Not having a software policy could spell disaster as falling foul of licensing rules can bite hard. Our client had an idea about it, but no sound policy.
Investigate the situation regarding software, and create a policy which covers all the different types.
The place to start with this task was to look at the software library. It was comprehensive, but badly managed. Different naming conventions, the same software listed multiple times, no version control, and a difficult process to get software imported.
We began with sorting out the processes for importing software. It was long-winded and difficult to track. The software management team got too involved with the process, but none of the management. The library needed a refresh and additional attributes adding to give greater guidance.
The first part of the policy would direct the integration of deployment and the library. If software was deployed, then this should be reflected in the library. It doesn’t matter where, but knowing it is in the environment somewhere is key to controlling duplication and proliferation.
The second part refers to version control. Having multiple version in the library is useful, but unhelpful. Teams can select any version, even unsupported ones. The policy directed towards using the latest version available from the vendor, and if this happens to be in the library, then they are good to go. If not, the latest version must be imported and put in the library.
Next, we looked at the support side of software use. No software must be used which is over three years old. As a system ages, it must be kept up to date. Cloud-based systems are straight forward to update (build a new image, test, and deploy using auto-scaling for example) but on-premises takes more effort. However, this effort has to be expended to keep up with patching.
The policy also had to include how the library will drop off software which is two major versions behind. Any software flagged as deployed, will trigger an Epic to create work to weed it out of the environment, and updated to the latest version.
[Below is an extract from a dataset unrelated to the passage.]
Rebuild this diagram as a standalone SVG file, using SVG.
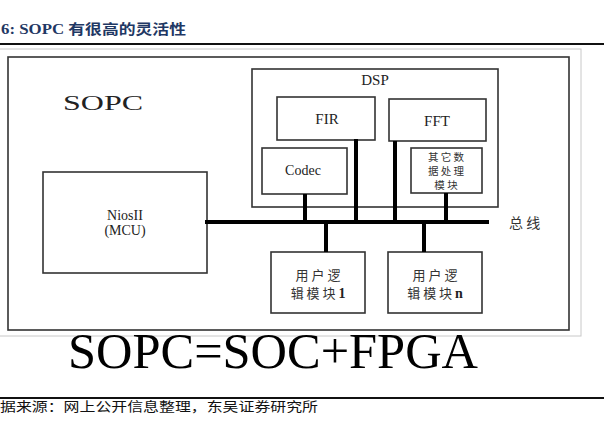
<svg xmlns="http://www.w3.org/2000/svg" width="604" height="424" viewBox="0 0 604 424">
<style>
.box{fill:none;stroke:#333;stroke-width:1.6}
.t{font-family:Liberation Serif, serif;fill:#222}
.cjk{font-family:Noto Sans CJK SC, sans-serif;fill:#333}
.bus{stroke:#000;stroke-width:4;fill:none}
</style>
<rect width="604" height="424" fill="#fff"/>
<text x="1" y="34" font-size="14" font-weight="bold" fill="#1f3864" textLength="185" lengthAdjust="spacingAndGlyphs"><tspan class="t" style="fill:#1f3864">6:  SOPC </tspan><tspan class="cjk" style="fill:#1f3864">有很高的灵活性</tspan></text>
<line x1="0" y1="44" x2="604" y2="44" stroke="#111" stroke-width="1.8"/>
<rect x="-2" y="49" width="583" height="287" fill="none" stroke="#c8c8c8" stroke-width="1"/>
<rect x="8" y="57" width="561" height="273" class="box"/>
<text x="63" y="110" class="t" font-size="20" textLength="80" lengthAdjust="spacingAndGlyphs">SOPC</text>

<g id="dsp">
<rect x="252" y="69" width="246" height="138" class="box"/>
<text x="375" y="85" class="t" font-size="15" text-anchor="middle">DSP</text>
</g>
<g id="fir">
<rect x="277" y="97" width="98" height="43" class="box"/>
<text x="327" y="124" class="t" font-size="15" text-anchor="middle">FIR</text>
</g>
<g id="fft">
<rect x="389" y="99" width="97" height="42" class="box"/>
<text x="437" y="126" class="t" font-size="15" text-anchor="middle">FFT</text>
</g>
<g id="codec">
<rect x="262" y="148" width="85" height="46" class="box"/>
<text x="303" y="175" class="t" font-size="14" text-anchor="middle">Codec</text>
</g>
<g id="other">
<rect x="411" y="148" width="71" height="45" class="box"/>
<text x="446" y="161" class="cjk" font-size="10.5" text-anchor="middle">其 它 数</text>
<text x="446" y="175" class="cjk" font-size="10.5" text-anchor="middle">据 处 理</text>
<text x="446" y="189" class="cjk" font-size="10.5" text-anchor="middle">模 块</text>
</g>
<g id="nios">
<rect x="43" y="172" width="164" height="101" class="box"/>
<text x="125" y="220" class="t" font-size="14" text-anchor="middle">NiosII</text>
<text x="125" y="235" class="t" font-size="14" text-anchor="middle">(MCU)</text>
</g>
<g id="user1">
<rect x="271" y="252" width="94" height="61" class="box"/>
<text x="318" y="280" class="cjk" font-size="13" text-anchor="middle">用 户 逻</text>
<text x="318" y="298" class="cjk" font-size="13" text-anchor="middle">辑 模 块 <tspan class="t" font-weight="bold" font-size="14">1</tspan></text>
</g>
<g id="usern">
<rect x="388" y="252" width="94" height="61" class="box"/>
<text x="435" y="280" class="cjk" font-size="13" text-anchor="middle">用 户 逻</text>
<text x="435" y="298" class="cjk" font-size="13" text-anchor="middle">辑 模 块 <tspan class="t" font-weight="bold" font-size="14">n</tspan></text>
</g>
<g id="connectors">
<line x1="205" y1="222" x2="489" y2="222" class="bus"/>
<line x1="305" y1="194" x2="305" y2="222" class="bus"/>
<line x1="356" y1="139" x2="356" y2="222" class="bus"/>
<line x1="395" y1="141" x2="395" y2="222" class="bus"/>
<line x1="446" y1="193" x2="446" y2="222" class="bus"/>
<line x1="326" y1="222" x2="326" y2="252" class="bus"/>
<line x1="424" y1="222" x2="424" y2="252" class="bus"/>
</g>
<text x="509" y="228" class="cjk" font-size="14">总 线</text>
<text x="68" y="368" class="t" font-size="50" textLength="410" lengthAdjust="spacingAndGlyphs" style="fill:#000">SOPC=SOC+FPGA</text>
<line x1="0" y1="398" x2="604" y2="398" stroke="#111" stroke-width="1.8"/>
<text x="0" y="411" class="cjk" font-size="13" textLength="318" lengthAdjust="spacingAndGlyphs" style="fill:#111">据来源：网上公开信息整理，东吴证券研究所</text>
</svg>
The major message of the policy was no system should be on old software. There are circumstances where this might happen, but these are rare.
One area of concern was the licensing issue. The client had good monitoring systems that can deliver inventory of software, but in many cases there was massive under and over reporting of software. This is where we needed to make someone responsible for keeping the licensing up to date. The Product Owners were given this responsibility as part of their job description. Twice a year they were required to update the number of licenses against each of the software under their control.
We looked at the different software types: COTS, GOTS, Open Source, FLOSS, and so on. In sensitive areas, Open Source software needed additional checks, and if there is a lot of development going on in risky locations, they can’t be used. We developed a simple set of checks that would determine the acceptability of using software.
To get a piece of software into the library, the policy directed the use of checking suitability such as ability to integrate with assistance tools, adherence to WCAG standards, and suitable user configuration.
Once in the library, the software management team were given a greater role. The library was to be kept more up to date. Each quarter, the library is updated and vendors contacted to see if new versions are available. This would bring the latest versions into the library, making it easier for support teams to perform updates.
Finally, the process for renewing annual licences was created. This was included in the policy to ensure developers using this type of software can be sure their system will continue to function beyond the project’s end.
The library can be used as a trusted source, and will have the latest software available for deployment.
The whole organisation now knew where it stood when it comes to software.
With the import processed made simpler, it gave rise to more efficiency. Removing the software management team from the selection process allowed them to concentrate on keeping the library up to date.
Coupling the library with the asset systems and Product Owners, enabled the software team to keep a more accurate track of the licenses in use
More control over the licensing, saving money, and renewing licenses for systems which actually have the software involved.
By having a policy which has a country black list, means there is less risky software in the library.
Any software in the library can be pulled and deployed quicker and with less fuss and unnecessary involvement.